Category: iterators | Component type: concept |
X | A type that is a model of Random Access Iterator |
T | The value type of X |
Distance | The distance type of X |
i, j | Object of type X |
t | Object of type T |
n | Object of type Distance |
Name | Expression | Type requirements | Return type |
---|---|---|---|
Iterator addition | i += n | X& | |
Iterator addition | i + n or n + i | X | |
Iterator subtraction | i -= n | X& | |
Iterator subtraction | i - n | X | |
Difference | i - j | Distance | |
Element operator | i[n] | Convertible to T | |
Element assignment | i[n] = t | X is mutable | Convertible to T |
Name | Expression | Precondition | Semantics | Postcondition |
---|---|---|---|---|
Forward motion | i += n | Including i itself, there must be n dereferenceable or past-the-end iterators following or preceding i, depending on whether n is positive or negative. | If n > 0, equivalent to executing ++i n times. If n < 0, equivalent to executing --i n times. If n == 0, this is a null operation. [1] | i is dereferenceable or past-the-end. |
Iterator addition | i + n or n + i | Same as for i += n | Equivalent to { X tmp = i; return tmp += n; }. The two forms i + n and n + i are identical. | Result is dereferenceable or past-the-end |
Iterator subtraction | i -= n | Including i itself, there must be n dereferenceable or past-the-end iterators preceding or following i, depending on whether n is positive or negative. | Equivalent to i += (-n). | i is dereferenceable or past-the-end. |
Iterator subtraction | i - n | Same as for i -= n | Equivalent to { X tmp = i; return tmp -= n; }. | Result is dereferenceable or past-the-end |
Difference | i - j | Either i is reachable from j or j is reachable from i, or both. | Returns a number n such that i == j + n | |
Element operator | i[n] | i + n exists and is dereferenceable. | Equivalent to *(i + n) [2] | |
Element assignment | i[n] = t | i + n exists and is dereferenceable. | Equivalent to *(i + n) = t [2] | i[n] is a copy of t. |
Less | i < i | Either i is reachable from j or j is reachable from i, or both. [3] | As described in LessThan Comparable [4] |
Symmetry of addition and subtraction | If i + n is well-defined, then i += n; i -= n; and (i + n) - n are null operations. Similarly, if i - n is well-defined, then i -= n; i += n; and (i - n) + n are null operations. |
Relation between distance and addition | If i - j is well-defined, then i == j + (i - j). |
Reachability and distance | If i is reachable from j, then i - j >= 0. |
Ordering | operator < is a strict weak ordering, as defined in LessThan Comparable. |
[1] "Equivalent to" merely means that i += n yields the same iterator as if i had been incremented (decremented) n times. It does not mean that this is how operator+= should be implemented; in fact, this is not a permissible implementation. It is guaranteed that i += n is amortized constant time, regardless of the magnitude of n. [5]

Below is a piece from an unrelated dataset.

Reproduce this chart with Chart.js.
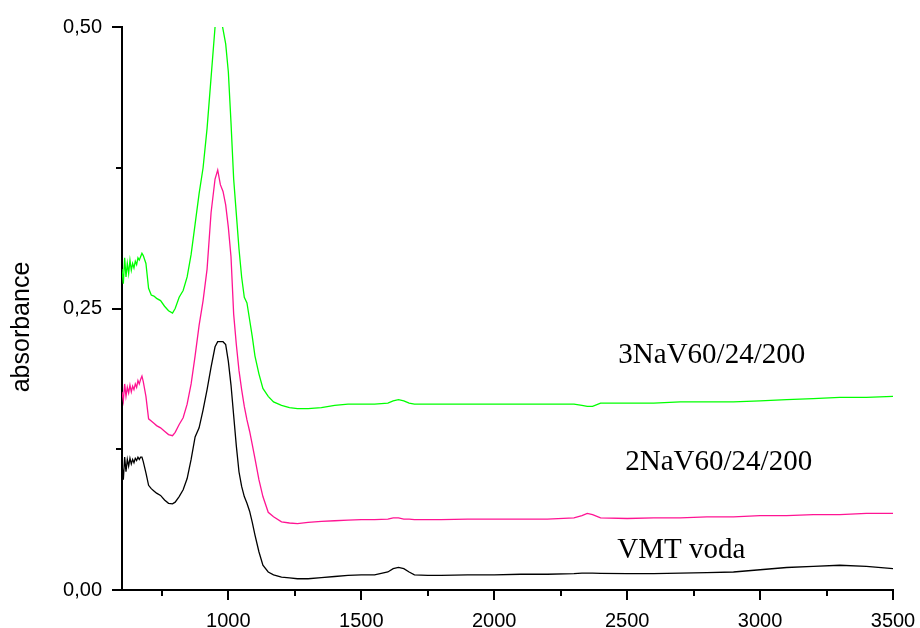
<!DOCTYPE html>
<html>
<head>
<meta charset="utf-8">
<script src="https://cdn.jsdelivr.net/npm/chart.js@4"></script>
<style>
  html, body { margin: 0; padding: 0; background: #fff; }
  #wrap { width: 920px; height: 628px; }
</style>
</head>
<body>
<div id="wrap"><canvas id="c" width="920" height="628"></canvas></div>
<script>
'use strict';

/* ══════════════ DATA ══════════════ */
const wavenumber = [
  600, 605, 610, 615, 620, 625, 630, 635, 640, 645, 650, 655, 660, 665, 670, 675, 680,
  690, 700, 710, 720, 730, 745, 760, 775, 790, 800, 815, 830, 845, 860, 875, 890, 905,
  920, 935, 950, 960, 970, 980, 990, 1000, 1010, 1020, 1030, 1040, 1050, 1060, 1070,
  1080, 1090, 1100, 1115, 1130, 1150, 1170, 1200, 1230, 1260, 1300, 1350, 1400, 1450,
  1500, 1550, 1600, 1620, 1640, 1660, 1680, 1700, 1750, 1800, 1900, 2000, 2100, 2200,
  2300, 2330, 2350, 2370, 2400, 2500, 2600, 2700, 2800, 2900, 3000, 3100, 3200, 3300,
  3400, 3500
];

const vmtVoda = [
  0.112, 0.098, 0.118, 0.105, 0.116, 0.110, 0.117, 0.112, 0.116, 0.113, 0.117, 0.115, 0.118, 0.116, 0.118, 0.118, 0.114,
  0.104, 0.093, 0.090, 0.088, 0.086, 0.084, 0.080, 0.077, 0.0765, 0.078, 0.083, 0.089, 0.099, 0.116, 0.136, 0.144, 0.160,
  0.178, 0.198, 0.216, 0.2205, 0.2205, 0.2205, 0.218, 0.203, 0.182, 0.155, 0.128, 0.105, 0.092, 0.083, 0.077,
  0.070, 0.060, 0.049, 0.034, 0.022, 0.016, 0.0135, 0.0115, 0.0107, 0.010, 0.010, 0.011, 0.012, 0.013,
  0.0135, 0.0135, 0.016, 0.019, 0.020, 0.019, 0.016, 0.0135, 0.013, 0.013, 0.0135, 0.0135, 0.014, 0.014,
  0.0145, 0.015, 0.015, 0.015, 0.0148, 0.0145, 0.0145, 0.015, 0.0155, 0.016, 0.018, 0.020, 0.021, 0.022,
  0.021, 0.019
];

const na2V = [
  0.176, 0.168, 0.183, 0.172, 0.180, 0.175, 0.182, 0.176, 0.181, 0.178, 0.183, 0.180, 0.186, 0.183, 0.187, 0.190, 0.185,
  0.172, 0.152, 0.150, 0.148, 0.146, 0.144, 0.141, 0.138, 0.137, 0.140, 0.147, 0.153, 0.165, 0.183, 0.208, 0.235, 0.257,
  0.285, 0.335, 0.365, 0.373, 0.360, 0.354, 0.342, 0.322, 0.296, 0.245, 0.218, 0.195, 0.178, 0.163, 0.151,
  0.141, 0.129, 0.117, 0.098, 0.083, 0.069, 0.065, 0.0605, 0.0595, 0.059, 0.060, 0.061, 0.0615, 0.062,
  0.0625, 0.0625, 0.063, 0.064, 0.064, 0.063, 0.063, 0.0625, 0.0625, 0.0625, 0.063, 0.063, 0.063, 0.063,
  0.064, 0.066, 0.068, 0.067, 0.064, 0.0635, 0.064, 0.064, 0.065, 0.065, 0.066, 0.066, 0.067, 0.067,
  0.068, 0.068
];

const na3V = [
  0.285, 0.272, 0.295, 0.278, 0.290, 0.281, 0.293, 0.284, 0.290, 0.286, 0.292, 0.289, 0.295, 0.293, 0.296, 0.299, 0.297,
  0.290, 0.268, 0.262, 0.261, 0.259, 0.257, 0.252, 0.248, 0.246, 0.250, 0.260, 0.266, 0.278, 0.298, 0.325, 0.352, 0.375,
  0.410, 0.455, 0.500, 0.515, 0.510, 0.498, 0.485, 0.460, 0.415, 0.365, 0.334, 0.303, 0.278, 0.260, 0.255,
  0.240, 0.225, 0.208, 0.192, 0.179, 0.172, 0.167, 0.164, 0.162, 0.161, 0.161, 0.162, 0.164, 0.165,
  0.165, 0.165, 0.166, 0.168, 0.169, 0.168, 0.166, 0.165, 0.165, 0.165, 0.165, 0.165, 0.165, 0.165,
  0.165, 0.164, 0.163, 0.163, 0.166, 0.166, 0.166, 0.167, 0.167, 0.167, 0.168, 0.169, 0.170, 0.171,
  0.171, 0.172
];

const seriesNames = ['VMT voda', '2NaV60/24/200', '3NaV60/24/200'];
const seriesColors = ['#000000', '#ff1493', '#00ff00'];
// label anchor (data coords, left/baseline)
const labelX = [2463, 2493, 2467];
const labelY = [0.028, 0.1062, 0.2013];

const xTicks = [750, 1000, 1250, 1500, 1750, 2000, 2250, 2500, 2750, 3000, 3250, 3500];
const yTicks = [0, 0.125, 0.25, 0.375, 0.5];
const yTitle = 'absorbance';

/* ══════════════ HELPERS ══════════════ */
const isMajorX = v => v % 500 === 0;
const isMajorY = v => Math.abs((v / 0.25) - Math.round(v / 0.25)) < 1e-6;
const fmtY = v => v.toFixed(2).replace('.', ',');
const toPoints = ys => wavenumber.map((x, i) => ({ x, y: ys[i] }));

/* ══════════════ PLUGINS ══════════════ */
const minorTicks = {
  id: 'minorTicks',
  afterDraw(chart) {
    const { ctx, chartArea: a, scales: { x, y } } = chart;
    ctx.save();
    ctx.strokeStyle = '#000';
    ctx.lineWidth = 2;
    ctx.beginPath();
    xTicks.filter(v => !isMajorX(v)).forEach(v => {
      const px = Math.round(x.getPixelForValue(v));
      ctx.moveTo(px, a.bottom); ctx.lineTo(px, a.bottom + 6);
    });
    yTicks.filter(v => !isMajorY(v)).forEach(v => {
      const py = Math.round(y.getPixelForValue(v));
      ctx.moveTo(a.left, py); ctx.lineTo(a.left - 6, py);
    });
    ctx.stroke();
    ctx.restore();
  }
};

const annotations = {
  id: 'annotations',
  afterDatasetsDraw(chart) {
    const { ctx, scales: { x, y } } = chart;
    ctx.save();
    ctx.fillStyle = '#000';
    ctx.font = '29px "Liberation Serif", serif';
    ctx.textAlign = 'left';
    ctx.textBaseline = 'alphabetic';
    seriesNames.forEach((name, i) => {
      ctx.fillText(name, x.getPixelForValue(labelX[i]), y.getPixelForValue(labelY[i]));
    });
    // y axis title
    ctx.translate(22, 327);
    ctx.rotate(-Math.PI / 2);
    ctx.textAlign = 'center';
    ctx.textBaseline = 'middle';
    ctx.font = '25px "Liberation Sans", Arial, sans-serif';
    ctx.fillText(yTitle, 0, 0);
    ctx.restore();
  }
};

/* ══════════════ CHART ══════════════ */
const tickFont = { family: '"Liberation Sans", Arial, sans-serif', size: 20 };

new Chart(document.getElementById('c'), {
  type: 'line',
  data: {
    datasets: [vmtVoda, na2V, na3V].map((ys, i) => ({
      label: seriesNames[i],
      data: toPoints(ys),
      borderColor: seriesColors[i],
      borderWidth: 1.3,
      pointRadius: 0,
      tension: 0
    }))
  },
  options: {
    responsive: false,
    animation: false,
    layout: { padding: { left: 0, top: 27, right: 27, bottom: 0 } },
    plugins: { legend: { display: false }, tooltip: { enabled: false } },
    scales: {
      x: {
        type: 'linear', min: 600, max: 3500,
        afterBuildTicks: s => { s.ticks = xTicks.map(value => ({ value })); },
        afterFit: s => { s.height = 38; s.paddingLeft = 0; s.paddingRight = 0; },
        border: { display: true, color: '#000', width: 2 },
        grid: {
          drawOnChartArea: false, drawTicks: true, tickLength: 10, lineWidth: 2,
          tickColor: c => (c.tick && isMajorX(c.tick.value)) ? '#000' : 'rgba(0,0,0,0)'
        },
        ticks: {
          color: '#000', font: tickFont, padding: 9, maxRotation: 0, autoSkip: false,
          callback: v => isMajorX(v) ? String(v) : ''
        }
      },
      y: {
        type: 'linear', min: 0, max: 0.5,
        afterBuildTicks: s => { s.ticks = yTicks.map(value => ({ value })); },
        afterFit: s => { s.width = 122; },
        border: { display: true, color: '#000', width: 2 },
        grid: {
          drawOnChartArea: false, drawTicks: true, tickLength: 10, lineWidth: 2,
          tickColor: c => (c.tick && isMajorY(c.tick.value)) ? '#000' : 'rgba(0,0,0,0)'
        },
        ticks: {
          color: '#000', font: tickFont, padding: 10, autoSkip: false,
          callback: v => isMajorY(v) ? fmtY(v) : ''
        }
      }
    }
  },
  plugins: [minorTicks, annotations]
});
</script>
</body>
</html>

[2] One minor syntactic oddity: in C, if p is a pointer and n is an int, then p[n] and n[p] are equivalent. This equivalence is not guaranteed, however, for Random Access Iterators: only i[n] need be supported. This isn't a terribly important restriction, though, since the equivalence of p[n] and n[p] has essentially no application except for obfuscated C contests.
[3] The precondition defined in LessThan Comparable is that i and j be in the domain of operator <. Essentially, then, this is a definition of that domain: it is the set of pairs of iterators such that one iterator is reachable from the other.
[4] All of the other comparison operators have the same domain and are defined in terms of operator <, so they have exactly the same semantics as described in LessThan Comparable.
[5] This complexity guarantee is in fact the only reason why Random Access Iterator exists as a distinct concept. Every operation in iterator arithmetic can be defined for Bidirectional Iterators; in fact, that is exactly what the algorithms advance and distance do. The distinction is simply that the Bidirectional Iterator implementations are linear time, while Random Access Iterators are required to support random access to elements in amortized constant time. This has major implications for the sorts of algorithms that can sensibly be written using the two types of iterators.